What is autism?

At a glance

  • Challenges with social interaction and communication are common.

  • Autism can look different from person to person.

  • Autism may co-occur with ADHD and sensory processing issues.

Autism is a neurodevelopmental disorder that affects how people communicate and interact with others and the world around them. It’s lifelong — you don’t grow out of it.

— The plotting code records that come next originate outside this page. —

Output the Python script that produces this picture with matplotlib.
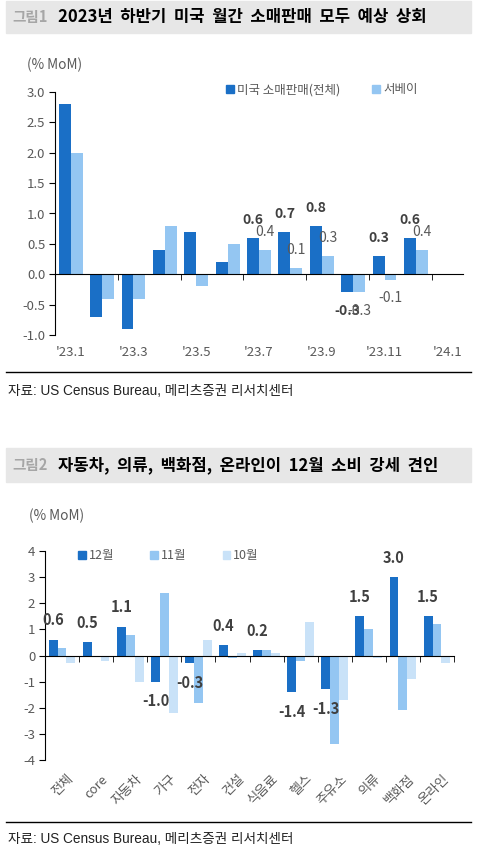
import numpy as np
import matplotlib
matplotlib.use("Agg")
import matplotlib.pyplot as plt
from matplotlib.patches import Rectangle, Patch
from matplotlib.lines import Line2D

plt.rcParams['font.family'] = ['Noto Sans CJK KR', 'DejaVu Sans']
plt.rcParams['axes.unicode_minus'] = False

# ---------------- data ----------------
months = ["'23.1", "'23.2", "'23.3", "'23.4", "'23.5", "'23.6", "'23.7",
          "'23.8", "'23.9", "'23.10", "'23.11", "'23.12", "'24.1"]
retail_total = [2.8, -0.7, -0.9, 0.4, 0.7, 0.2, 0.6, 0.7, 0.8, -0.3, 0.3, 0.6]
survey = [2.0, -0.4, -0.4, 0.8, -0.2, 0.5, 0.4, 0.1, 0.3, -0.3, -0.1, 0.4]
labeled_from = 6  # values labeled from '23.7

categories = ['전체', 'core', '자동차', '가구', '전자', '건설', '식음료', '헬스',
              '주유소', '의류', '백화점', '온라인']
dec = [0.6, 0.5, 1.1, -1.0, -0.3, 0.4, 0.2, -1.4, -1.3, 1.5, 3.0, 1.5]
nov = [0.3, 0.0, 0.8, 2.4, -1.8, -0.1, 0.2, -0.2, -3.4, 1.0, -2.1, 1.2]
oct_ = [-0.3, -0.2, -1.0, -2.2, 0.6, 0.1, 0.1, 1.3, -1.7, -0.1, -0.9, -0.3]

title1 = '2023년 하반기 미국 월간 소매판매 모두 예상 상회'
title2 = '자동차, 의류, 백화점, 온라인이 12월 소비 강세 견인'
source = '자료: US Census Bureau, 메리츠증권 리서치센터'

C_DARK = '#1a6fc6'
C_MID = '#94c6f2'
C_LIGHT = '#c9e2f8'
TXT = '#595959'
LAB = '#404040'

W, H = 486, 855
fig = plt.figure(figsize=(W / 100, H / 100), dpi=100)


def fx(p):
    return p / W


def fy(p):
    return 1 - p / H


def header(y0, y1, num, text):
    fig.patches.append(Rectangle((fx(6), fy(y1)), fx(471) - fx(6), fy(y0) - fy(y1),
                                 transform=fig.transFigure, color='#e7e7e7', zorder=0))
    yc = fy((y0 + y1) / 2)
    fig.text(fx(12), yc, num, ha='left', va='center', fontsize=10.5,
             fontweight='bold', color='#a6a6a6')
    fig.text(fx(58), yc, text.replace(' ', '  '), ha='left', va='center', fontsize=12,
             fontweight='bold', color='black')


def footer(yline, ytext):
    fig.add_artist(Line2D([fx(6), fx(471)], [fy(yline)] * 2, color='black', lw=1,
                          transform=fig.transFigure))
    fig.text(fx(8), fy(ytext), source, ha='left', va='center', fontsize=9.8,
             color='#222222', family=['Liberation Sans', 'Noto Sans CJK KR'])


def style_axes(ax):
    ax.spines['top'].set_visible(False)
    ax.spines['right'].set_visible(False)
    ax.spines['left'].set_color('black')
    ax.spines['bottom'].set_color('black')
    ax.spines['bottom'].set_position(('data', 0))
    ax.tick_params(axis='y', direction='out', length=4, color='black',
                   labelcolor=TXT, labelsize=9.5, pad=3)
    ax.set_xticks([])
    ax.tick_params(axis='x', which='minor', direction='out', length=4, color='black')
    ax.set_facecolor('none')


# ---------------- chart 1 ----------------
header(1, 33, '그림1', title1)
ax1 = fig.add_axes([fx(55), fy(335), fx(463) - fx(55), fy(92) - fy(335)])
x1 = np.arange(len(retail_total))
bw1 = 0.38
ax1.bar(x1 - bw1 / 2, retail_total, bw1, color=C_DARK, zorder=2)
ax1.bar(x1 + bw1 / 2, survey, bw1, color=C_MID, zorder=2)
ax1.set_xlim(-0.5, len(months) - 0.5)
ax1.set_ylim(-1.0, 3.0)
ax1.set_yticks(np.arange(-1.0, 3.01, 0.5))
ax1.set_yticklabels([f'{v:.1f}' for v in np.arange(-1.0, 3.01, 0.5)])
style_axes(ax1)
ax1.set_xticks(np.arange(1.5, 12, 2), minor=True)
for i in range(0, len(months), 2):
    ax1.text(i, -0.07, months[i], transform=ax1.get_xaxis_transform(),
             ha='center', va='center', fontsize=9.5, color=TXT)
for i in range(labeled_from, len(retail_total)):
    v = retail_total[i]
    ax1.annotate(f'{v:.1f}', (i - bw1 / 2, v), xytext=(0, 13 if v >= 0 else -13),
                 textcoords='offset points', ha='center', va='center',
                 fontsize=10, fontweight='bold', color=LAB, zorder=3)
    s = survey[i]
    ax1.annotate(f'{s:.1f}', (i + bw1 / 2, s), xytext=(0, 13 if s >= 0 else -13),
                 textcoords='offset points', ha='center', va='center',
                 fontsize=10, color=TXT, zorder=3)
fig.text(fx(27), fy(65), '(% MoM)', ha='left', va='center', fontsize=9.8, color=TXT)
leg1 = fig.legend(handles=[Patch(color=C_DARK, label='미국 소매판매(전체)'),
                           Patch(color=C_MID, label='서베이')],
                  loc='center left', bbox_to_anchor=(fx(226), fy(90)), ncol=2,
                  frameon=False, fontsize=9, handlelength=0.6, handleheight=0.6,
                  handletextpad=0.25, columnspacing=2.6, borderpad=0, borderaxespad=0)
for t in leg1.get_texts():
    t.set_color(TXT)
footer(372, 391)

# ---------------- chart 2 ----------------
header(448, 482, '그림2', title2)
ax2 = fig.add_axes([fx(45), fy(760), fx(454) - fx(45), fy(551) - fy(760)])
x2 = np.arange(len(categories))
bw2 = 0.26
ax2.bar(x2 - bw2, dec, bw2, color=C_DARK, zorder=2)
ax2.bar(x2, nov, bw2, color=C_MID, zorder=2)
ax2.bar(x2 + bw2, oct_, bw2, color=C_LIGHT, zorder=2)
ax2.set_xlim(-0.5, len(categories) - 0.5)
ax2.set_ylim(-4, 4)
ax2.set_yticks(np.arange(-4, 5, 1))
style_axes(ax2)
ax2.set_xticks(np.arange(0.5, len(categories), 1), minor=True)
for i, c in enumerate(categories):
    ax2.text(i + 0.15, -0.06, c, transform=ax2.get_xaxis_transform(),
             ha='right', va='top', rotation=45, rotation_mode='anchor',
             fontsize=9.5, color=TXT)
for i, v in enumerate(dec):
    ax2.annotate(f'{v:.1f}', (i - bw2, v), xytext=(0, 14 if v >= 0 else -14),
                 textcoords='offset points', ha='center', va='center',
                 fontsize=10.5, fontweight='bold', color=LAB, zorder=3)
fig.text(fx(29), fy(516), '(% MoM)', ha='left', va='center', fontsize=9.8, color=TXT)
leg2 = fig.legend(handles=[Patch(color=C_DARK, label='12월'),
                           Patch(color=C_MID, label='11월'),
                           Patch(color=C_LIGHT, label='10월')],
                  loc='center left', bbox_to_anchor=(fx(78), fy(556)), ncol=3,
                  frameon=False, fontsize=9, handlelength=0.6, handleheight=0.6,
                  handletextpad=0.25, columnspacing=2.9, borderpad=0, borderaxespad=0)
for t in leg2.get_texts():
    t.set_color(TXT)
footer(822, 839)

fig.savefig('out.png', dpi=100)
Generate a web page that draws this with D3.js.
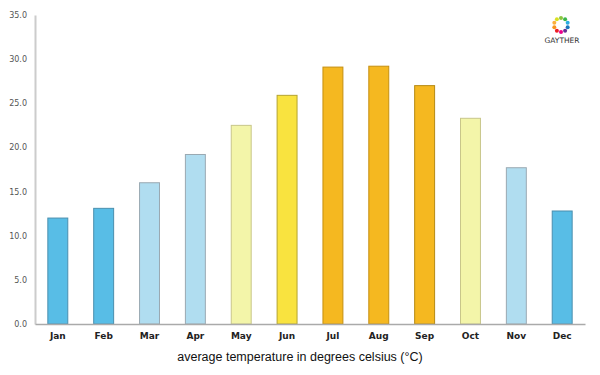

Autism often co-occurs with other conditions, like ADHD and learning disabilities. They share common challenges with social skills and communication, including:

  • Trouble reading nonverbal cues or picking up “unwritten” social rules
  • Difficulty participating in conversation 
  • Not always being able to modulate (control how loud you speak, or in what tone)
  • Taking language literally and not always understanding puns, riddles, or figures of speech  

Another common sign is what’s known as stereotyped behavior. This may look like having a “special interest” around a certain topic or object. Or it can refer to repetitive behaviors and movements like:

  • Arm flapping or rocking (sometimes called stimming)
  • Repeating certain sounds or phrases (sometimes called echolalia)

There’s a lot of variation in how autism presents from person to person. Some people communicate by speaking. Others use nonverbal communication. There’s also a wide range in intellectual and self-care abilities. An autism diagnosis reflects this by using Support Levels of 1, 2, or 3. These levels show how much support a person needs, with 3 as the highest level.  

People talk about autism in different ways. Doctors and schools often use the term autism spectrum disorder (or ASD) and person-first language (“a person with autism”). Some people with the diagnosis prefer identity-first language and may call themselves autistic.

Rather than calling autism a disorder, some in the autism community embrace neurodiversity. This concept says conditions like autism are neurological variations that are simply part of human difference.